§ WRITTEN REQUEST
Every line from the beginning of the records below up to the one holding "(18,2.3) rectangle (1182,484);" should be quoted exactly; leave out the rest.

§ GIVEN RECORDS
━━━━━━━━━━━━━━━━

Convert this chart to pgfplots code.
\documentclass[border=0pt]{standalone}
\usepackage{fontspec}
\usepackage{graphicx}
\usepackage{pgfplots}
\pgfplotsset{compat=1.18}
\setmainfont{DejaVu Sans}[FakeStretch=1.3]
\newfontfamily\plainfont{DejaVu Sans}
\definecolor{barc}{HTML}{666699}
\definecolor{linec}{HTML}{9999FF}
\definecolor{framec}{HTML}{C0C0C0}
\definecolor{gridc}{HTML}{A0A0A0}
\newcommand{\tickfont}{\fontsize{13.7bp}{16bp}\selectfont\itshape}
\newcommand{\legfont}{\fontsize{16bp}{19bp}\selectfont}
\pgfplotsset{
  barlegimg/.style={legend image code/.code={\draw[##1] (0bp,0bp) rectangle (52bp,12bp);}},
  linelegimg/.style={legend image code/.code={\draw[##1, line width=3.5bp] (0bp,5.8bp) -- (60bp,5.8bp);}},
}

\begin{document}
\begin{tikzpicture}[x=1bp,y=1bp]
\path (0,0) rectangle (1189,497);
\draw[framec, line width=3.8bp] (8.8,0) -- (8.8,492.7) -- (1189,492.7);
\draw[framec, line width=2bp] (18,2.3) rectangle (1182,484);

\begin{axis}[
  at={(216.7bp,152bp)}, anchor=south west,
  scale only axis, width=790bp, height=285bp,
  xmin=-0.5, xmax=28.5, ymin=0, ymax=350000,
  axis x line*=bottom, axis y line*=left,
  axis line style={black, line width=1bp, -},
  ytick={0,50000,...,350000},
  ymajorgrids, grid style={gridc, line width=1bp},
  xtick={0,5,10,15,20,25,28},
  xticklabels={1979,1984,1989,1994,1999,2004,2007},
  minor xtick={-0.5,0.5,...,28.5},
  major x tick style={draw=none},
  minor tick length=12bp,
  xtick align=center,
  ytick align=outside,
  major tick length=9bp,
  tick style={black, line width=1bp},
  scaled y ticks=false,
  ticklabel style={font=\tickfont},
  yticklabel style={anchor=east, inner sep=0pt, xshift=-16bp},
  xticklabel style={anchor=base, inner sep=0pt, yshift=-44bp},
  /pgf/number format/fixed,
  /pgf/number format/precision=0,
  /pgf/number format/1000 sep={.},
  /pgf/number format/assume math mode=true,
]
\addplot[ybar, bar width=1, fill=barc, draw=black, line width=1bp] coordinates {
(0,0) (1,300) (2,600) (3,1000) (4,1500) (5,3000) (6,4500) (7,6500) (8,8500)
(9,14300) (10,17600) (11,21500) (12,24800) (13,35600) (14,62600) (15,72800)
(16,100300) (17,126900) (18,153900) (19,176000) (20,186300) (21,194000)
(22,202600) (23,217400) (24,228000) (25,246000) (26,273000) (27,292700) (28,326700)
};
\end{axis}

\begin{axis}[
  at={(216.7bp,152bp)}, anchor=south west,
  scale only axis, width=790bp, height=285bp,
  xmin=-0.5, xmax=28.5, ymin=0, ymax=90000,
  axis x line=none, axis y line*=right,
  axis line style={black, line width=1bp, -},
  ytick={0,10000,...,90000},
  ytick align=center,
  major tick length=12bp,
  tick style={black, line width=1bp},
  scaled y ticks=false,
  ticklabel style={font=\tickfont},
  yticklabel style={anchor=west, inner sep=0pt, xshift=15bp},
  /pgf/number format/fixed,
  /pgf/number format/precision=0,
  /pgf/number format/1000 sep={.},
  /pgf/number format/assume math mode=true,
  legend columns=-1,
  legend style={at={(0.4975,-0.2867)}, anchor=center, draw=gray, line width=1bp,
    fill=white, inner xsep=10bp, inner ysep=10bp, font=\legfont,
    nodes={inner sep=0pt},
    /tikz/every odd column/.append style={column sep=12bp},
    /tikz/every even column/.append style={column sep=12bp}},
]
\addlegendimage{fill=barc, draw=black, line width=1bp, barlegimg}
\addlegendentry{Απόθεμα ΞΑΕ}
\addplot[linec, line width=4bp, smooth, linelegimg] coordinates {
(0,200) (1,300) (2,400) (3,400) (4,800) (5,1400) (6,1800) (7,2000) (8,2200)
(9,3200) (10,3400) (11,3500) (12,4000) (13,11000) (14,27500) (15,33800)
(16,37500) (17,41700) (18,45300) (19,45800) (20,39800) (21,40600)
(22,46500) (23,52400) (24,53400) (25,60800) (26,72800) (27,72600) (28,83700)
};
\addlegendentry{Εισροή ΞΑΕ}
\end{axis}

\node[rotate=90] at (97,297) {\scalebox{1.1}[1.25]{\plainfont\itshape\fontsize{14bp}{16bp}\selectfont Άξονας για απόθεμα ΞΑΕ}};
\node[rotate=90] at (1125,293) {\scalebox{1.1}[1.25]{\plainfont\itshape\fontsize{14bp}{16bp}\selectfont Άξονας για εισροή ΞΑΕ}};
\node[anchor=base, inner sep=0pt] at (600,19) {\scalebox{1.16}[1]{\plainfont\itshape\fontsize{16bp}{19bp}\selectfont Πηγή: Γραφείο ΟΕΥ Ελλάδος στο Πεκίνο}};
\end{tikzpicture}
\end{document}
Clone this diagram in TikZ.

━━━━━━━━━━━━━━━━

§ COMPLETE ANSWER
Convert this chart to pgfplots code.
\documentclass[border=0pt]{standalone}
\usepackage{fontspec}
\usepackage{graphicx}
\usepackage{pgfplots}
\pgfplotsset{compat=1.18}
\setmainfont{DejaVu Sans}[FakeStretch=1.3]
\newfontfamily\plainfont{DejaVu Sans}
\definecolor{barc}{HTML}{666699}
\definecolor{linec}{HTML}{9999FF}
\definecolor{framec}{HTML}{C0C0C0}
\definecolor{gridc}{HTML}{A0A0A0}
\newcommand{\tickfont}{\fontsize{13.7bp}{16bp}\selectfont\itshape}
\newcommand{\legfont}{\fontsize{16bp}{19bp}\selectfont}
\pgfplotsset{
  barlegimg/.style={legend image code/.code={\draw[##1] (0bp,0bp) rectangle (52bp,12bp);}},
  linelegimg/.style={legend image code/.code={\draw[##1, line width=3.5bp] (0bp,5.8bp) -- (60bp,5.8bp);}},
}

\begin{document}
\begin{tikzpicture}[x=1bp,y=1bp]
\path (0,0) rectangle (1189,497);
\draw[framec, line width=3.8bp] (8.8,0) -- (8.8,492.7) -- (1189,492.7);
\draw[framec, line width=2bp] (18,2.3) rectangle (1182,484);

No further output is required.